ILVA: nuovi acquirenti all’orizzonte. Una boccata d’ossigeno per i lavoratori a rischio
Mai si era pensato di arrivare a questo punto a Taranto. Ma le cose, per l’Ilva, nella loro tragicità, forse stanno per cambiare, dato che il commissario Gnudi sta lavorando sodo per cercare di dare una proprietà all’Ilva. E’ infatti da lodare quello che il commissario sta svolgendo, impegnandosi a livello governativo per mantenere in piedi il colosso dell’acciaio italiano.
La paura è che se il Gip Todisco, la quale ha reiterato alla Procura la richiesta di prendere seri provvedimenti sulle emissioni inquinanti affermando che il crono programma AIA non è rispettato, gli stipendi di novembre per gli operai potrebbero non essere erogati. In generale la situazione finanziaria è tragica: stanno terminando i 125 milioni di euro erogati dalle banche come prestito ponte. Le banche, prima di erogarne altri 125, vorrebbero chiarezza. Nel frattempo si apre uno spiraglio: Gnudi ha ottenuto la richiesta di accedere agli 1,2 miliardi di euro appartenenti al patrimonio della famiglia Riva (sequestrati tempo fa) da impiegare per il risanamento. In tal senso questa è una boccata di ossigeno per l’azienda che potrebbe così affrontare i costi per il risanamento anche se in realtà ne servirebbero, per l’AIA, 1,8 milioni di euro.
Ma occorre fare il punto sulla questione osservando la faccenda con un “raggio più ampio” d’analisi: l’Ilva è la più grande azienda produttrice d’acciaio in Italia in grado di reggere con competitors internazionali; ma dopo le vicende giudiziare, quindi la procura con le due perizie, e alcuni impianti bloccati, vi è stata una conseguente risonanza mediatica, e a goderne sono state le produzioni dell’acciaio estere. Il centro studi Siderweb, infatti, ha registrato che da gennaio a novembre del 2013 le importazioni dell’acciaio dall’UE sono state di 4.571 milioni di tonnellate. Complessivamente le importazioni di coils sono passate dai 2,968 milioni di tonnellate ai 4,062 milioni. In pratica Taranto si è bloccata: l’acciaio non lo comprano più a Taranto. I primi a goderne, del fallimento tarantino, sono stati i francesi, esportando in Italia 225 mila tonnellate di acciaio in più rispetto all’anno scorso, e poi i tedeschi, che hanno inglobato 211 mila tonnellate di una quota di mercato.
L’Ilva pertanto agli occhi dei potenziali acquirenti appare una struttura organizzativa debolissima di cui non ci si può fidare.
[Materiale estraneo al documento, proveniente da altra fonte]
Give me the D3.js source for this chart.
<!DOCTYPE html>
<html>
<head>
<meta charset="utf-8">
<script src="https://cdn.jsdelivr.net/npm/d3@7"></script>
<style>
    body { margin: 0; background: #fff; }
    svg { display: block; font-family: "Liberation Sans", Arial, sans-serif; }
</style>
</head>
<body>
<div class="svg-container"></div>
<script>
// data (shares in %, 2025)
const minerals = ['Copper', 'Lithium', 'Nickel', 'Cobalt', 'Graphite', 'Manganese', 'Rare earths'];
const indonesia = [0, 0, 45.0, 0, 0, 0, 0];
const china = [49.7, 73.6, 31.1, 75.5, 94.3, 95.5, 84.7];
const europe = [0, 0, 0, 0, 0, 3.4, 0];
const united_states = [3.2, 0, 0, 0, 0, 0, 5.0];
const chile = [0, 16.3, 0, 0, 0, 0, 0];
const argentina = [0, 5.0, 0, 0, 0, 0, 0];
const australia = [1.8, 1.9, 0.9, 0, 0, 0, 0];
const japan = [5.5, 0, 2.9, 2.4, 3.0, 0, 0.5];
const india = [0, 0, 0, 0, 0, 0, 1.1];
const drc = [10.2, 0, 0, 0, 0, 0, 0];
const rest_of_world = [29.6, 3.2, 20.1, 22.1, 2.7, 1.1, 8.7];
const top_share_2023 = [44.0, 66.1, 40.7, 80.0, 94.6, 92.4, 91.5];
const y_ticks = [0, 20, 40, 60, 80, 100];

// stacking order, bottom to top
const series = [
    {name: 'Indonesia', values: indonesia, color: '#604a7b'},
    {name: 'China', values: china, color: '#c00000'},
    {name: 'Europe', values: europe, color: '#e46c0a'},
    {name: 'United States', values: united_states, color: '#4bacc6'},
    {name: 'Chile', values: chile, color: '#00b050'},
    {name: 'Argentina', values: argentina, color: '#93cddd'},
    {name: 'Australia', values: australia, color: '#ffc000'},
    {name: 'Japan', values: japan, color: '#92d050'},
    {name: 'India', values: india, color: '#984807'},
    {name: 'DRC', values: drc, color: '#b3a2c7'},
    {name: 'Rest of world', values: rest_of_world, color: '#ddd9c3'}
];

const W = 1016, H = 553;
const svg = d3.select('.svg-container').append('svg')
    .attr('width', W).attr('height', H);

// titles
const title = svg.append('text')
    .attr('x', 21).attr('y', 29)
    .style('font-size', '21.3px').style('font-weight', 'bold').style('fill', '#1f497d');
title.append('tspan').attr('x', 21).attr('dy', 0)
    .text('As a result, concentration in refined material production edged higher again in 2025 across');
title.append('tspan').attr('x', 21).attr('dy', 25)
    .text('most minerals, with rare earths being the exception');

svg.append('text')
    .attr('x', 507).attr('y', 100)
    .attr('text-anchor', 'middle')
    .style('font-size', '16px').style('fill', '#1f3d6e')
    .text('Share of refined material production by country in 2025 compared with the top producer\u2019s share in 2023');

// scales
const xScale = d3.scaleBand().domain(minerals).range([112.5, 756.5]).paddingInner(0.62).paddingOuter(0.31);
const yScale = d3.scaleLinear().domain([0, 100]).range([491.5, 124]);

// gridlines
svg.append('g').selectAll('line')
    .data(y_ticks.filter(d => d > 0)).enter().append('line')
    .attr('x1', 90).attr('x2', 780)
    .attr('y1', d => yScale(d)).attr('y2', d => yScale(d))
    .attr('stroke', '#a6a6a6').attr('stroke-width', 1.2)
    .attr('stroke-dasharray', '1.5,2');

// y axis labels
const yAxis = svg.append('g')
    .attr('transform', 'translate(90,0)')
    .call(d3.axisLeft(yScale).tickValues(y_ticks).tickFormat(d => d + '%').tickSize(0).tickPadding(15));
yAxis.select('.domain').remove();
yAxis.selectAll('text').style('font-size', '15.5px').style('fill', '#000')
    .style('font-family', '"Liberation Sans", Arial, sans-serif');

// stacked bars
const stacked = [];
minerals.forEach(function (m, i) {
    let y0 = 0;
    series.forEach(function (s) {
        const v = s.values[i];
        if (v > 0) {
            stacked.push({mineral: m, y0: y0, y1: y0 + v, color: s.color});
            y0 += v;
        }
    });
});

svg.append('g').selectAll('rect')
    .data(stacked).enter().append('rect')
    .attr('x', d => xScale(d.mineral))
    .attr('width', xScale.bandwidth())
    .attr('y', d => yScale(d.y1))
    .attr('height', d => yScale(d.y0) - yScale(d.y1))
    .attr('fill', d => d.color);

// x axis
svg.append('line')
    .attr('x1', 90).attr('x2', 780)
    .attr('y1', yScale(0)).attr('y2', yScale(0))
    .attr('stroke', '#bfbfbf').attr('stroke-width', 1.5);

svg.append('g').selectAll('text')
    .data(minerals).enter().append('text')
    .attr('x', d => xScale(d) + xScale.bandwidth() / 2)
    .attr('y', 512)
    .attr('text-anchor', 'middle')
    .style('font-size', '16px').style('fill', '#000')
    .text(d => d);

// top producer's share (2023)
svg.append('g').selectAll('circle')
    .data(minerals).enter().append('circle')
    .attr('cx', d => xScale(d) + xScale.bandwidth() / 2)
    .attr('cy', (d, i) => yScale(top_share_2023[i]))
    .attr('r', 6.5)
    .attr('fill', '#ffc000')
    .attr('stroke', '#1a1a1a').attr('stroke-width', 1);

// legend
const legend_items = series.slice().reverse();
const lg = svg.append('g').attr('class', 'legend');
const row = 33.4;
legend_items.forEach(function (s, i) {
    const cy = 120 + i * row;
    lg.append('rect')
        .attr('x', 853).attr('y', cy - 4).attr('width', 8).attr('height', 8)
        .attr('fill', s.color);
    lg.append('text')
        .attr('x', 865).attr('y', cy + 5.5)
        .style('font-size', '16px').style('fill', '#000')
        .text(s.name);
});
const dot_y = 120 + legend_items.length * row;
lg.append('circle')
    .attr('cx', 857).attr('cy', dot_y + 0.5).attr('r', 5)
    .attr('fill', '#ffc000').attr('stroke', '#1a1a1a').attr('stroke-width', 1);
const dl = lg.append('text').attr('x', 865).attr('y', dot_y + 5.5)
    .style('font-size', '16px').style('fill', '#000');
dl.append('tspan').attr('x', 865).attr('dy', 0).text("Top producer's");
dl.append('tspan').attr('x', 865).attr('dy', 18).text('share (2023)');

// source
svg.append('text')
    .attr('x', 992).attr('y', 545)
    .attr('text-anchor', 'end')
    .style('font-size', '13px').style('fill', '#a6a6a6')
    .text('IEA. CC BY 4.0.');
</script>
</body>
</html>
L’unica ancora di salvezza sembrerebbe essere l’Arcelor Mittal (il colosso industriale mondiale leader nel settore dell’acciaio il cui quartier generale si trova nella capitale del Lussemburgo) il quale sta predisponendo una lettera di intenti contenente la cifra che il gruppo è disposto a spendere per acquistare l’Ilva. In alternativa ci sarebbe una newcompany , a cui il gruppo Arvedi conferirebbe parte dei suoi asset. Gnudi spera di ricevere le offerte dalle due cordate entro la fine di novembre. Ma quella di Arcelor Mittal sembra essere forse quella più concreta.
Ben vengano gli investitori stranieri, quindi, ad aumentare il capitale anche sociale. Anche se la nostra carta costituzionale potrebbe, in virtù di quell’art. 42 (l’esproprio del privato per interessi generali) garantire al Governo una maggiore razionalizzazione del problema esistente a Taranto (magari vendendo l’Azienda in un momento successivo alla definizione di regole ferree sul versante ambientale per il nuovo acquirente, e creando maggiore attrattività mediante politiche fiscali meno impositive – oltre alla definizione di uno scenario politico più stabile), per evitare gli sbagli commessi in passato, ovvero la svendita per poche lire e l’incapacità della classe politica di poter far fronte a quello che le associazioni ambientaliste andavano rilevando.